Source: Review Copy
Price: £15.49 (Soundtrack £5.79)
Where To Get It: Steam
Perspective is a very funny thing. It can trick us. It can aid us, although not always in time. Looking at it differently allows us to change, or to empathise with others. But it can also damn us if we don’t change it.
How does that bear on a puzzle game in which you seem to be trapped in an Augmented Reality meant to be for your therapy? Well… Everything. Because fighting through the nightmare you find yourself in requires you to look at things a different way. Here, let me illustrate.
Take the nearest cuboid object to you that you can lift easily. For me, it’s one of my vape juice containers. Hold it up at arms length in front of you. Looks okay, right? Now hold it in between your eyes, and, as expected, it looks bigger. Hold it end first, and, as expected, it looks longer.
So far, so expected, right? Well, the thing about Superliminal is that changing the perception of an object’s size changes its size. You have to pick something up to do it, but essentially, every puzzle is about perspective, be it looking at things from a certain angle to turn them into objects, picking something up and holding it in such a way it appears bigger to make it bigger, or smaller, understanding how perspective can trick us into thinking there’s no hole in a shadowy room, even if the room’s well lit…

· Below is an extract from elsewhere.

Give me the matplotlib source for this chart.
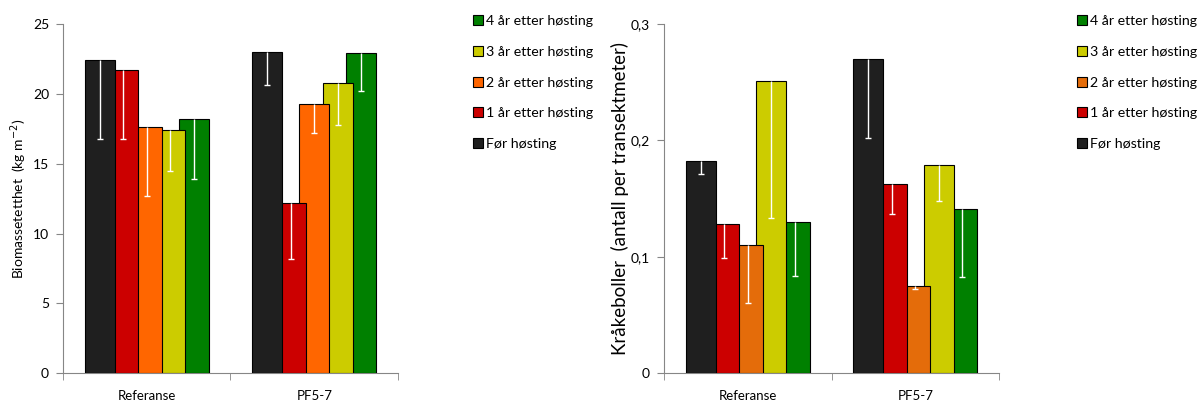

Perspective. And the way the story progresses is also about perspective. Although I really can’t explain how, or why it’s connected to feelings of hopelessness, imposter syndrome, depression, anxiety… Without getting into massive spoiler territory. Hell, just saying that has spoiled something for a fair few people.

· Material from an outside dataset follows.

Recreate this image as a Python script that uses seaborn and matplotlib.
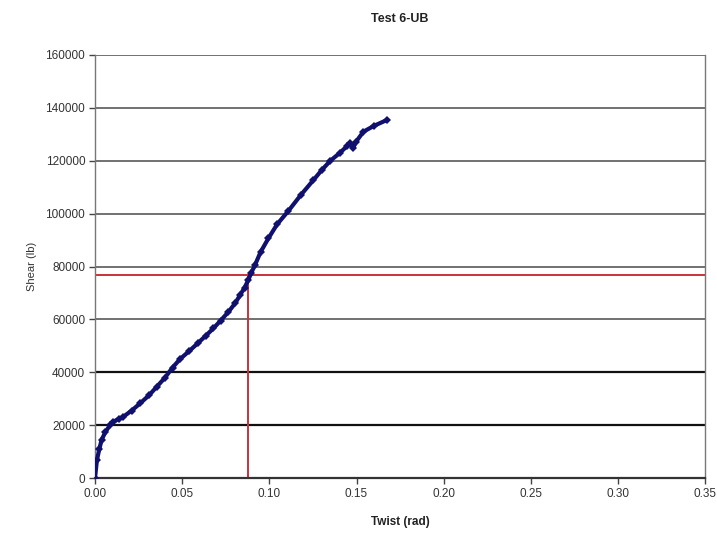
import matplotlib
matplotlib.use("Agg")
import matplotlib.pyplot as plt
import seaborn as sns
import pandas as pd

# Measured twist–shear response
twist = [0, 0.0011, 0.0025, 0.0038, 0.006, 0.0086, 0.0105, 0.0135, 0.0163, 0.021,
         0.026, 0.031, 0.0354, 0.0402, 0.0445, 0.0488, 0.054, 0.059, 0.0635, 0.0679,
         0.072, 0.0765, 0.0805, 0.0832, 0.0858, 0.088, 0.0895, 0.0918, 0.095, 0.0995,
         0.1045, 0.1109, 0.118, 0.1253, 0.1301, 0.135, 0.1405, 0.1445, 0.1463, 0.148,
         0.1495, 0.154, 0.16, 0.1674]
shear = [0, 6800, 11000, 14500, 17400, 20000, 21300, 22300, 23200, 25500,
         28300, 31300, 34500, 38000, 41800, 45000, 48000, 51000, 53800, 56600,
         59500, 62800, 66200, 69200, 72000, 75000, 77400, 80600, 85500, 90700,
         96000, 101000, 107000, 112700, 116500, 120000, 123000, 125500, 126600, 124700,
         127000, 131000, 133200, 135400]

# Reference point marked by the red guide lines
ref_twist = 0.0878
ref_shear = 76800

x_ticks = [0.00, 0.05, 0.10, 0.15, 0.20, 0.25, 0.30, 0.35]
y_ticks = [0, 20000, 40000, 60000, 80000, 100000, 120000, 140000, 160000]

sns.set_theme(style="white")
plt.rcParams["font.family"] = ["Liberation Sans", "DejaVu Sans"]

df = pd.DataFrame({"Twist (rad)": twist, "Shear (lb)": shear})

fig = plt.figure(figsize=(7.17, 5.35), dpi=100)
ax = fig.add_axes([0.1325, 0.1065, 0.851, 0.7907])

ax.set_xlim(0, 0.35)
ax.set_ylim(0, 160000)
ax.set_xticks(x_ticks)
ax.set_yticks(y_ticks)
ax.set_xticklabels([f"{v:.2f}" for v in x_ticks])
ax.set_yticklabels([str(v) for v in y_ticks])

ax.yaxis.grid(True, color="#4a4a4a", linewidth=1.1)
ax.set_axisbelow(True)
for i, gl in enumerate(ax.get_ygridlines()):
    if y_ticks[i] in (20000, 40000):
        gl.set_color("#111111")
        gl.set_linewidth(1.6)

# Red guide lines
ax.axhline(ref_shear, color="#c8323a", linewidth=1.4, zorder=2)
ax.plot([ref_twist, ref_twist], [0, ref_shear], color="#c8323a", linewidth=1.4, zorder=2)

sns.lineplot(data=df, x="Twist (rad)", y="Shear (lb)", ax=ax, color="#10106e",
             linewidth=3.0, marker="D", markersize=3.8, markeredgewidth=0,
             sort=False, estimator=None, zorder=3)

for side in ("left", "right"):
    ax.spines[side].set_color("#777777")
    ax.spines[side].set_linewidth(1.0)
ax.spines["top"].set_visible(False)
ax.spines["bottom"].set_color("#333333")
ax.spines["bottom"].set_linewidth(1.6)

ax.tick_params(axis="both", which="both", direction="out", length=4, width=1,
               color="#444444", labelsize=8.5, labelcolor="#333333", pad=3)
ax.tick_params(axis="x", bottom=True, pad=3)
ax.tick_params(axis="y", left=True)

ax.set_xlabel("Twist (rad)", fontsize=8.5, fontweight="bold", color="#222222", labelpad=12)
ax.set_ylabel("Shear (lb)", fontsize=8, color="#333333", labelpad=6)
ax.set_title("Test 6-UB", fontsize=9, fontweight="bold", color="#222222", pad=24)

fig.savefig("out.png", dpi=100, facecolor="white")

But I like it, even if some puzzles are infuriating. Apples. Ohhhh, apples have been the bane of my existence at least once. You will scream when you get one in particular. Please don’t throw things. You probably need those things you want to throw. Deep breaths… Deeeeep breaths.
In any case, even though it’s a somewhat short game if you know exactly what to do, it all comes together pretty neatly in the end with an “Ah” moment (probably combined with a “You bastard” moment), its puzzles, while sometimes infuriating, are clever, and, for puzzle fans, this one comes recommended.
But that’s just my perspective. Maybe you’ll see it. Maybe you’ll have to shift your head around a bit to see it. Maybe you never will.
The Mad Welshman has to see a hero(ine)’s perspective. How else can he craft his easily escaped deathtraps so they find it easy to escape?